Pour l’heure, la France multiplie les artifices pour éluder tout effort en profitant du nouveau sursis que lui offrent des taux d’intérêt historiquement bas, la baisse de l’euro et la chute de plus de 30 % des prix du pétrole.
D’un côté, les pseudo-réformes chassent les vraies : on continue à attendre, comme Godot chez Beckett, la sortie des 35 heures, la libéralisation du travail de nuit et du dimanche, l’assurance-chômage dégressive, le retour de l’âge de la retraite à 65 ans, la diminution des réglementations et des prélèvements, la simplification des niveaux d’administration et la baisse des effectifs de la fonction publique. De l’autre, sous les paroles apaisantes, les actes destructeurs pour la croissance et l’emploi s’emballent : blocage de tous les secteurs d’activité à l’image du logement dévasté par la loi Duflot (baisse de 420 000 à 269 000 des mises en construction depuis 2012) ; vote de 4,5 milliards d’impôts supplémentaires pour les entreprises en 2015 après plus de 22 milliards depuis 2012 (29 milliards moins 7 milliards de CICE) ; augmentation continue des effectifs de la fonction publique ; retour à la retraite à 60 ans et compte pénibilité pour 3,5 milliards d’euros ; hausse des minima sociaux ; généralisation du tiers payant dans la santé pour 1,5 à 2 milliards…

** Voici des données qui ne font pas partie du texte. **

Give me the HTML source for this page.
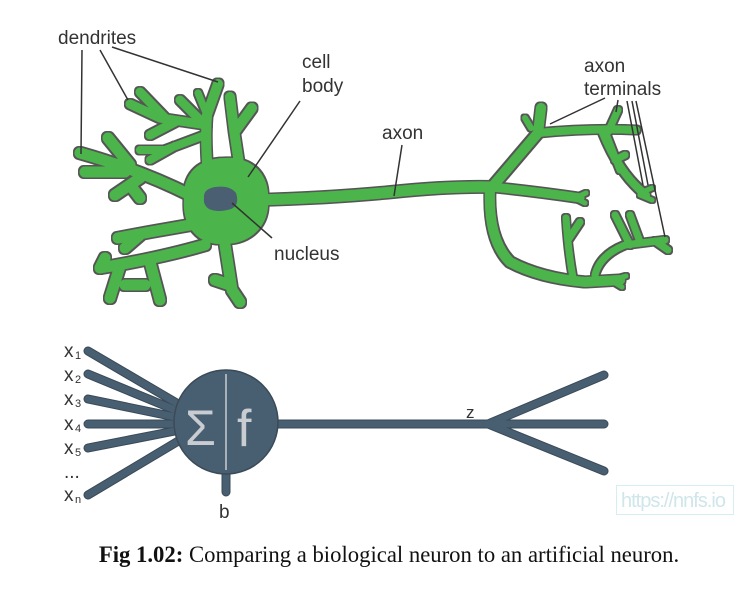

En bref, loin d’engager son redressement, la France de François Hollande creuse méthodiquement sa tombe. Elle est devenue un risque majeur pour elle-même, pour ses partenaires de la zone euro dont elle menace de réamorcer la crise, pour la sortie de crise de l’économie mondiale. Elle a perdu toute crédibilité internationale, réduite, comme l’a expliqué le commissaire Günther H. Oettinger, au statut de « pays déficitaire multirécidiviste ». Elle est en passe de détruire sa capacité stratégique en multipliant des engagements extérieurs qu’elle ne peut soutenir ni au plan diplomatique, ni au plan militaire, ni au plan financier.
Nous disposons de cinq ans pour réformer la France de fond en comble, comme en 1945, ou pour la voir s’effondrer comme en 1940. Nous disposons de cinq ans pour nous moderniser de manière souveraine ou pour le faire sous la contrainte des marchés, de la Commission européenne et de la violence intérieure. Cessons donc de creuser notre trou. Comblons-le par les réformes. Mobilisons les énergies autour d’un agenda 2020 au lieu de rêver vainement d’un éternel retour à la France des années 1970.